As I added this to the card, I realized for the first time that a wife can’t promise her husband this dance for the rest of his life, only for the rest of hers. But that’s what Priscilla had done. I know for a fact that one reason why she endured the entire course of her disease with such patience and fortitude was that she’d promised to be my partner and helper “till death do us part,” and even if it got to the point where she could only give me her companionship and counsel, she wanted to offer me those to her very last breath.
A few weeks after our renewed exchange of cards, Priscilla found herself half-dreaming as she woke up one morning about what it would be like to dance with the various persons of the Trinity. She imagined that with the Father it would be a more formal “daddy-daughter” waltz. Jesus loved a party, she knew—hadn’t he changed water into wine to keep a wedding reception going?—and so he would probably lead her, and everyone else who was anywhere nearby, in a Mediterranean line dance. And the energetic and creative Holy Spirit, she decided, would definitely do hip-hop.

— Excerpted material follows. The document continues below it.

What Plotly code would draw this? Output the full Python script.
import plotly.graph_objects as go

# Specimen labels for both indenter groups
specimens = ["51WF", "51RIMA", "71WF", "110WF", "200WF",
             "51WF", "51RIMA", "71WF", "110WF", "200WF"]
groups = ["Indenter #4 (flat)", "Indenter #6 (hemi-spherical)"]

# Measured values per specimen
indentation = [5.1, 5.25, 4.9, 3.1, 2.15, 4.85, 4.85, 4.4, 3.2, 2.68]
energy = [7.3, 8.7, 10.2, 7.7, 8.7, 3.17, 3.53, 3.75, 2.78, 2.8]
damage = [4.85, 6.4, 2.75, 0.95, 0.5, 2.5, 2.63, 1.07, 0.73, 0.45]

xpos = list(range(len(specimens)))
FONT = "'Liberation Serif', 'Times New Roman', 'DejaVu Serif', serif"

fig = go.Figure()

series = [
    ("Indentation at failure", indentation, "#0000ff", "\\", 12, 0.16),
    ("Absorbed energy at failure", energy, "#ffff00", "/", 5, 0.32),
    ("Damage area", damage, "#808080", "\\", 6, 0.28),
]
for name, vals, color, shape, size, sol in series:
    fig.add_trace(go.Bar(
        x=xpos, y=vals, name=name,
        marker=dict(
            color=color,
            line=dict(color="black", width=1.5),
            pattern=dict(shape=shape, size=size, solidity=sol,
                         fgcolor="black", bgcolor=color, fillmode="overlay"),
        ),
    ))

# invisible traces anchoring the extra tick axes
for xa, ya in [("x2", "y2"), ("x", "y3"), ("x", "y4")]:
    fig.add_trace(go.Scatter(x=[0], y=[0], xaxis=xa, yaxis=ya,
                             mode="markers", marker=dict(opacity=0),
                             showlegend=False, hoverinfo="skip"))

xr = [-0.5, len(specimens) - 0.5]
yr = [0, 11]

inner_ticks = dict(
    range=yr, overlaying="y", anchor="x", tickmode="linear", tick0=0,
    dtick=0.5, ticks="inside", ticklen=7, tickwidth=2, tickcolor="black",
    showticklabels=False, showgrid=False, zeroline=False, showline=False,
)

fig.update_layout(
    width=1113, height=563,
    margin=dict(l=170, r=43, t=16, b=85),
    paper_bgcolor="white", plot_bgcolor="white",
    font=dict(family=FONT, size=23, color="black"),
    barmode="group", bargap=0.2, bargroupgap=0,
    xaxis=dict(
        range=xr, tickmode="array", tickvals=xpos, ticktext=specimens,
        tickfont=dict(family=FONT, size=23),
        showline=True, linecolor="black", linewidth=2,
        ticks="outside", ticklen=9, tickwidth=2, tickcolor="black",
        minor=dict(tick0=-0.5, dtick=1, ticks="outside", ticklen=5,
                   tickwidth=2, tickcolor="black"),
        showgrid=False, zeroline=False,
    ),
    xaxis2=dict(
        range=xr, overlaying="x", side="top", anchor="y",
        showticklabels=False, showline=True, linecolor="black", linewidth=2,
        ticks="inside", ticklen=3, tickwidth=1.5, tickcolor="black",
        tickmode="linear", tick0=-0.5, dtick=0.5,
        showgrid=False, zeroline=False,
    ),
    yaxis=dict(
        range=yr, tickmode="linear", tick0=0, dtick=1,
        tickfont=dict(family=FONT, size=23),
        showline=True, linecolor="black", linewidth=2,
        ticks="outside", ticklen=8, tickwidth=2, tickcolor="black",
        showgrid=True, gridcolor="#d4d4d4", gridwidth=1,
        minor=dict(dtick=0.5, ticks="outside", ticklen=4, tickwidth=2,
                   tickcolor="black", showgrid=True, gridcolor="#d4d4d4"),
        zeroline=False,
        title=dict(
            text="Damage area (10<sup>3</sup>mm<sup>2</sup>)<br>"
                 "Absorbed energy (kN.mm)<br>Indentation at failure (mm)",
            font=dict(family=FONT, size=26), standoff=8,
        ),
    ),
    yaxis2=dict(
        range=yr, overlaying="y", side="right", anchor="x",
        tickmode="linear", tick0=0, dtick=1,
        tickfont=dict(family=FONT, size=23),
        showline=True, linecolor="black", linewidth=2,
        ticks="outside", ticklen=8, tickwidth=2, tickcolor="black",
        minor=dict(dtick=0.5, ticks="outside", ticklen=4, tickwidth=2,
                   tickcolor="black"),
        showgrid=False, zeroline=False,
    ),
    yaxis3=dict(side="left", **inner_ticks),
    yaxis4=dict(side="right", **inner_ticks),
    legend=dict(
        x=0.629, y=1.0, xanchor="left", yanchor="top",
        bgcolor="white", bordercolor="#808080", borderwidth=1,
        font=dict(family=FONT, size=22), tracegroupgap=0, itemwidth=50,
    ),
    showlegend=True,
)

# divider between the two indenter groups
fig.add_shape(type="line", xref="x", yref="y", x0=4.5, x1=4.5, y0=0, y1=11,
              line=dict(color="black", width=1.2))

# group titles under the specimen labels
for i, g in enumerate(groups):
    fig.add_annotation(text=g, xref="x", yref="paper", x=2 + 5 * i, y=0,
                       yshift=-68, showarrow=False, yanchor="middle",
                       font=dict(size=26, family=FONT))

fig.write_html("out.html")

Later that day we got a package in the mail. It was from the couple whose wedding I’d performed in Kentucky a year and a half earlier. The package contained large and small copies of a picture their photographer had taken at the reception. It was of Priscilla and me doing the only dance we’d managed that evening, to a slow number, with me supporting most of her weight. The photo (shown below) captured how radiantly happy she was to have that one opportunity.
What had prompted her reverie about dancing with the Trinity on the morning of the day when this picture would arrive? She’d promised me “this dance” for the rest of her life. I think God was asking for the next dance.